■ Problem description:
Only the lines from the top of the records below through the line containing "</script></body></html>" should be printed, exactly and without pictures.

■ Record extracts:
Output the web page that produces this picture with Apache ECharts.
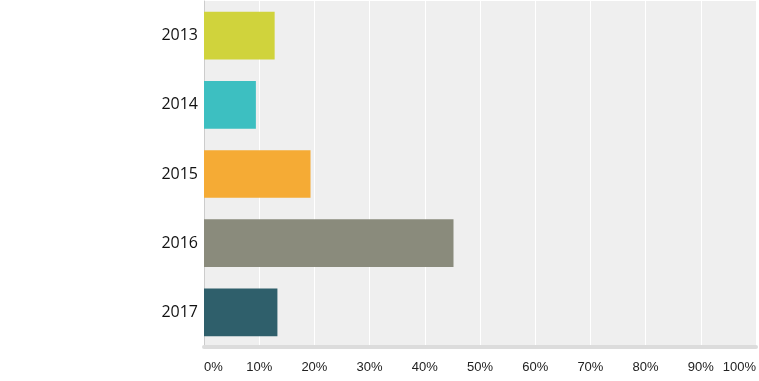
<!DOCTYPE html>
<html><head><meta charset="utf-8">
<script src="https://cdn.jsdelivr.net/npm/echarts@6/dist/echarts.min.js"></script>
<style>html,body{margin:0;padding:0;background:#fff}#c{width:759px;height:381px}</style>
</head><body><div id="c"></div>
<script>
const categories = ['2013','2014','2015','2016','2017'];
const values = [12.8, 9.4, 19.3, 45.2, 13.3];
const colors = ['#d0d33c','#3dbfc1','#f5ab35','#8a8b7c','#2f5f6b'];
const tickValues = [0,10,20,30,40,50,60,70,80,90,100];

const chart = echarts.init(document.getElementById('c'));
chart.setOption({
  animation: false,
  backgroundColor: '#fff',
  grid: {left: 204, right: 0, top: 1, height: 346, show: true, backgroundColor: '#efefef', borderWidth: 0},
  xAxis: {
    type: 'value', min: tickValues[0], max: tickValues[tickValues.length-1], interval: 10,
    axisLine: {show: true, lineStyle: {color: '#dcdcdc', width: 4}},
    axisTick: {show: false},
    splitLine: {show: true, lineStyle: {color: '#ffffff', width: 1}},
    axisLabel: {formatter: '{value}%', color: '#222', fontFamily: 'Liberation Sans, Arial', fontSize: 13, margin: 14, alignMinLabel: 'left', alignMaxLabel: 'right'}
  },
  yAxis: {
    type: 'category', data: categories, inverse: true,
    axisLine: {show: true, lineStyle: {color: '#cccccc', width: 1}},
    axisTick: {show: false},
    axisLabel: {color: '#111', fontFamily: 'Open Sans, DejaVu Sans', fontSize: 16, margin: 6}
  },
  series: [{
    type: 'bar', barCategoryGap: '31%',
    data: values.map((v, i) => ({value: v, itemStyle: {color: colors[i]}}))
  }]
});
</script></body></html>
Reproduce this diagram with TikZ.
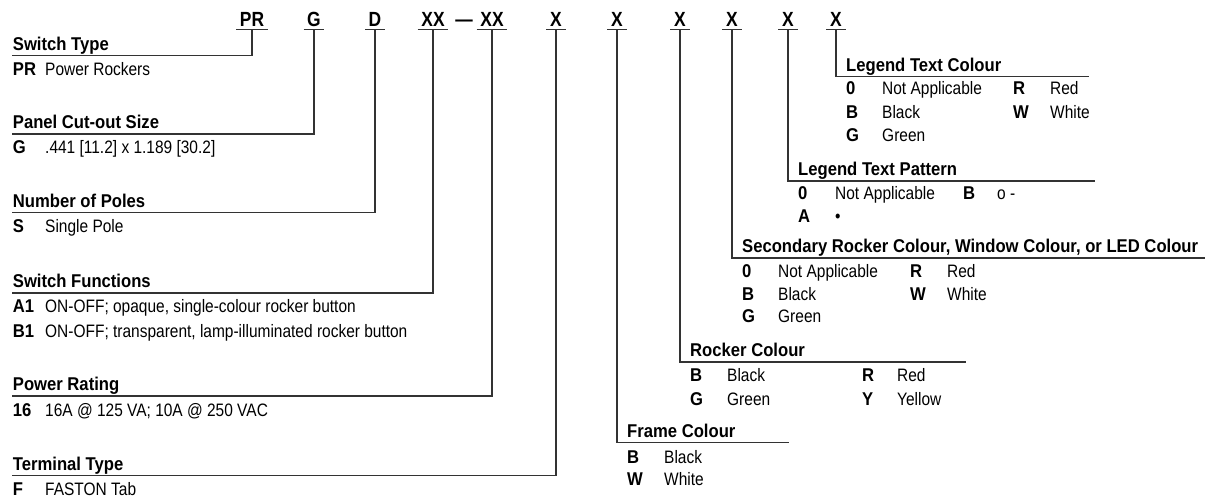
\documentclass[tikz,border=0pt]{standalone}
\usepackage{fontspec}
\setmainfont{Liberation Sans}
\newfontfamily\descfam{Liberation Sans}[FakeStretch=0.86]
\newfontfamily\boldfam{Liberation Sans}[FakeStretch=0.9]
\newfontfamily\codefam{Liberation Sans}[FakeStretch=0.85]
\begin{document}
\begin{tikzpicture}[x=1bp,y=-1bp,
  code/.style={font=\codefam\bfseries\fontsize{20.5bp}{22bp}\selectfont, inner xsep=3.5bp, inner ysep=2.6bp, anchor=base},
  head/.style={font=\boldfam\bfseries\fontsize{18.5bp}{20bp}\selectfont, inner sep=0, anchor=base west},
  key/.style={font=\boldfam\bfseries\fontsize{18.5bp}{20bp}\selectfont, inner sep=0, anchor=base west},
  desc/.style={font=\descfam\fontsize{18bp}{20bp}\selectfont, inner sep=0, anchor=base west},
  rule/.style={line width=1.3bp, draw=black!80}]
\useasboundingbox (0,0) rectangle (1217,497);

% ---- code row ----
\node[code] (cPR) at (252,26.7) {PR};
\node[code] (cG)  at (314,26.7) {G};
\node[code] (cD)  at (375,26.7) {D};
\node[code] (cXXa) at (433,26.7) {XX};
\node[code, inner xsep=0] (cdash) at (464,26.7) {—};
\node[code] (cXXb) at (492,26.7) {XX};
\node[code] (cXa) at (556,26.7) {X};
\node[code] (cXb) at (617,26.7) {X};
\node[code] (cXc) at (680,26.7) {X};
\node[code] (cXd) at (732,26.7) {X};
\node[code] (cXe) at (788,26.7) {X};
\node[code] (cXf) at (836,26.7) {X};
\foreach \n in {cPR,cG,cD,cXXa,cXXb,cXa,cXb,cXc,cXd,cXe,cXf}
  \draw[rule] (\n.south west) -- (\n.south east);

% ---- line end coordinates ----
\coordinate (lST) at (12,55.7);
\coordinate (lPC) at (12,134);
\coordinate (lNP) at (12,212.7);
\coordinate (lSF) at (12,293);
\coordinate (lPW) at (12,396);
\coordinate (lTT) at (12,475.7);
\coordinate (lFC) at (789,442.7);
\coordinate (lRC) at (966,362);
\coordinate (lSR) at (1205,258);
\coordinate (lLP) at (1095,181);
\coordinate (lLC) at (1089,76.7);

\draw[rule] (cPR.south) |- (lST);
\draw[rule] (cG.south) |- (lPC);
\draw[rule] (cD.south) |- (lNP);
\draw[rule] (cXXa.south) |- (lSF);
\draw[rule] (cXXb.south) |- (lPW);
\draw[rule] (cXa.south) |- (lTT);
\draw[rule] (cXb.south) |- (lFC);
\draw[rule] (cXc.south) |- (lRC);
\draw[rule] (cXd.south) |- (lSR);
\draw[rule] (cXe.south) |- (lLP);
\draw[rule] (cXf.south) |- (lLC);

% ---- left groups ----
\node[head] (hST) at (12.7,50.2) {Switch Type};
\node[key]  (kST1) at (12.7,76) {PR};
\node[desc] (dST1) at (45,76) {Power Rockers};

\node[head] (hPC) at (12.7,128.5) {Panel Cut-out Size};
\node[key]  (kPC1) at (12.7,154) {G};
\node[desc] (dPC1) at (45,154) {.441 [11.2] x 1.189 [30.2]};

\node[head] (hNP) at (12.7,207.2) {Number of Poles};
\node[key]  (kNP1) at (12.7,233) {S};
\node[desc] (dNP1) at (45,233) {Single Pole};

\node[head] (hSF) at (12.7,287.5) {Switch Functions};
\node[key]  (kSF1) at (12.7,312.5) {A1};
\node[desc] (dSF1) at (45,312.5) {ON-OFF; opaque, single-colour rocker button};
\node[key]  (kSF2) at (12.7,338) {B1};
\node[desc] (dSF2) at (45,338) {ON-OFF; transparent, lamp-illuminated rocker button};

\node[head] (hPW) at (12.7,390.5) {Power Rating};
\node[key]  (kPW1) at (12.7,416) {16};
\node[desc] (dPW1) at (45,416) {16A @ 125 VA; 10A @ 250 VAC};

\node[head] (hTT) at (12.7,470.2) {Terminal Type};
\node[key]  (kTT1) at (12.7,495.5) {F};
\node[desc] (dTT1) at (45,495.5) {FASTON Tab};

% ---- right groups ----
\node[head] (hFC) at (627,437.2) {Frame Colour};
\node[key]  (kFC1) at (627,463) {B};
\node[desc] (dFC1) at (664,463) {Black};
\node[key]  (kFC2) at (627,485) {W};
\node[desc] (dFC2) at (664,485) {White};

\node[head] (hRC) at (690,356.5) {Rocker Colour};
\node[key]  (kRC1) at (690,382) {B};
\node[desc] (dRC1) at (727,382) {Black};
\node[key]  (kRC2) at (862,382) {R};
\node[desc] (dRC2) at (897,382) {Red};
\node[key]  (kRC3) at (690,405) {G};
\node[desc] (dRC3) at (727,405) {Green};
\node[key]  (kRC4) at (862,405) {Y};
\node[desc] (dRC4) at (897,405) {Yellow};

\node[head] (hSR) at (742,252.5) {Secondary Rocker Colour, Window Colour, or LED Colour};
\node[key]  (kSR1) at (742,278) {0};
\node[desc] (dSR1) at (778,278) {Not Applicable};
\node[key]  (kSR2) at (910,278) {R};
\node[desc] (dSR2) at (947,278) {Red};
\node[key]  (kSR3) at (742,300.5) {B};
\node[desc] (dSR3) at (778,300.5) {Black};
\node[key]  (kSR4) at (910,300.5) {W};
\node[desc] (dSR4) at (947,300.5) {White};
\node[key]  (kSR5) at (742,323) {G};
\node[desc] (dSR5) at (778,323) {Green};

\node[head] (hLP) at (798,175.5) {Legend Text Pattern};
\node[key]  (kLP1) at (798,199.5) {0};
\node[desc] (dLP1) at (835,199.5) {Not Applicable};
\node[key]  (kLP2) at (963,199.5) {B};
\node[desc] (dLP2) at (997,199.5) {o -};
\node[key]  (kLP3) at (798,222.5) {A};
\node[desc] (dLP3) at (835,222.5) {•};

\node[head] (hLC) at (846,71.5) {Legend Text Colour};
\node[key]  (kLC1) at (846,95) {0};
\node[desc] (dLC1) at (882,95) {Not Applicable};
\node[key]  (kLC2) at (1013,95) {R};
\node[desc] (dLC2) at (1050,95) {Red};
\node[key]  (kLC3) at (846,118.3) {B};
\node[desc] (dLC3) at (882,118.3) {Black};
\node[key]  (kLC4) at (1013,118.3) {W};
\node[desc] (dLC4) at (1050,118.3) {White};
\node[key]  (kLC5) at (846,141.7) {G};
\node[desc] (dLC5) at (882,141.7) {Green};
\end{tikzpicture}
\end{document}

■ Exercise output:
Output the web page that produces this picture with Apache ECharts.
<!DOCTYPE html>
<html><head><meta charset="utf-8">
<script src="https://cdn.jsdelivr.net/npm/echarts@6/dist/echarts.min.js"></script>
<style>html,body{margin:0;padding:0;background:#fff}#c{width:759px;height:381px}</style>
</head><body><div id="c"></div>
<script>
const categories = ['2013','2014','2015','2016','2017'];
const values = [12.8, 9.4, 19.3, 45.2, 13.3];
const colors = ['#d0d33c','#3dbfc1','#f5ab35','#8a8b7c','#2f5f6b'];
const tickValues = [0,10,20,30,40,50,60,70,80,90,100];

const chart = echarts.init(document.getElementById('c'));
chart.setOption({
  animation: false,
  backgroundColor: '#fff',
  grid: {left: 204, right: 0, top: 1, height: 346, show: true, backgroundColor: '#efefef', borderWidth: 0},
  xAxis: {
    type: 'value', min: tickValues[0], max: tickValues[tickValues.length-1], interval: 10,
    axisLine: {show: true, lineStyle: {color: '#dcdcdc', width: 4}},
    axisTick: {show: false},
    splitLine: {show: true, lineStyle: {color: '#ffffff', width: 1}},
    axisLabel: {formatter: '{value}%', color: '#222', fontFamily: 'Liberation Sans, Arial', fontSize: 13, margin: 14, alignMinLabel: 'left', alignMaxLabel: 'right'}
  },
  yAxis: {
    type: 'category', data: categories, inverse: true,
    axisLine: {show: true, lineStyle: {color: '#cccccc', width: 1}},
    axisTick: {show: false},
    axisLabel: {color: '#111', fontFamily: 'Open Sans, DejaVu Sans', fontSize: 16, margin: 6}
  },
  series: [{
    type: 'bar', barCategoryGap: '31%',
    data: values.map((v, i) => ({value: v, itemStyle: {color: colors[i]}}))
  }]
});
</script></body></html>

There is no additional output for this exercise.